I was eased into the idea with an exercise bike. You can read and exercise at the same time! Did anyone know this? Multitasking the intellectual and the physical is encouraging.
From there I realized that running may not, in fact, be the worst thing in the world. He had me jog slower than I ever would left to my own devices. I found myself constantly speeding up and having to pull back. This made me not only feel kinda good about myself, but, better yet, able to run further than I would have otherwise. Jogging was also the first instance of actual tutelage in how to optimize one's body through posture and thought. I've known for ages--since my silly wiccan days--how to breathe properly and pay attention to it and use it to one's advantage, but actually pairing it with physical work brings the purpose of doing so to fruition! Huzzah!
This was awesomely developed when we got to the machines. Billy is rather an organized being and prone to over research things before doing them, meaning we were only going to work legs today, and then (after we work out our schedules and find times we can both regularly go to the gym) one day biceps/triceps, one day chest, one day back etc.
Today was Legs. There are like 7 machines for the specific muscle groups. Some are rather sexy looking (see the one where one must squeeze pads holding 55 pounds of weight together with one's thighs) and some are ridiculously unflattering (see the one where you lean back against a barbell and stick your ass way out). Billy knows how each works and how to maximise its effects and explains it all in understandable terms. Also, he incorporates thought and breath control in his instructions. This is how I relate to it. Me and my overly intellectual pretentions.
All the thought involved reassured me of my ability to belong in a gym. Telling me I was doing pretty well reassured me of inadequacies. Being lazy is something I hate about myself; doing this and scheduling it and being forced to do it alleviates my self-hatred in that arena. Being there with someone who is equally as nerdy looking as I am gave me a wall against the Brad-Pitt-in-Burn-After-Reading lookalikes. Ha!
Explorations into exercise are thus successful and life is better.

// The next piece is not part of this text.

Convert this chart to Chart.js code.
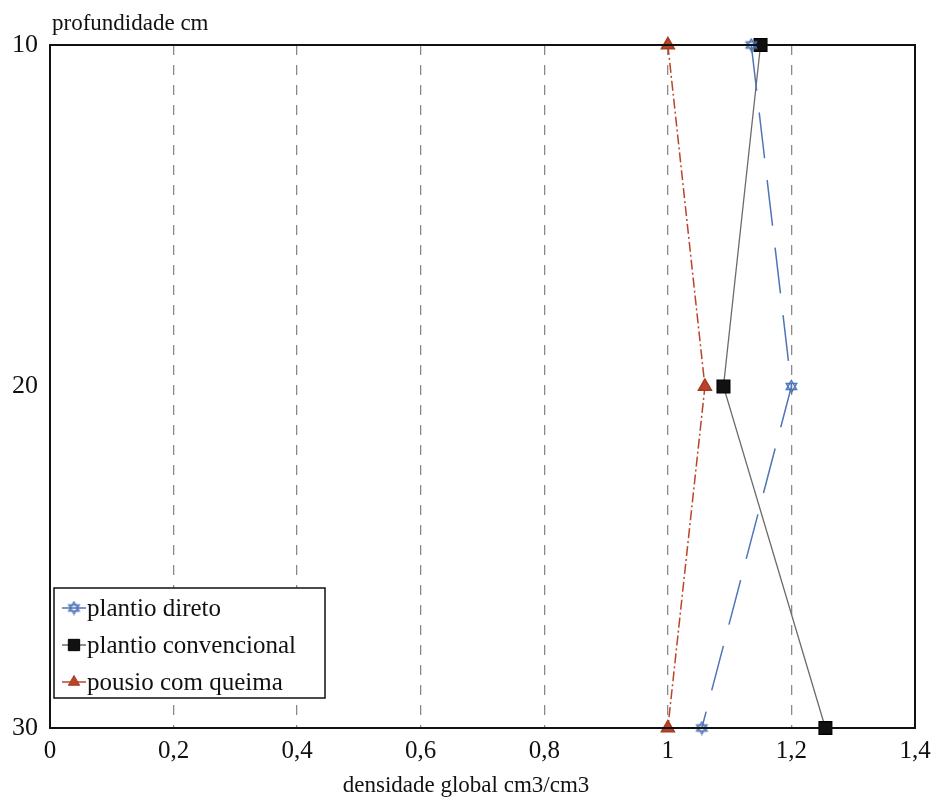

It also doesn't hurt that the gym at OSU--being financed by T. Boon Pickens--is the super happy fun mall version of over priced gyms. I'm talking plush carpets, 5 basketball courts, 3 squash courts, two pools (with whirl pool in the outdoor one), ping pong tables, a climbing wall to die for, giant TV and watching space for big games, coutless TVs hovering over the stair machines and treadmills... Bloody hell.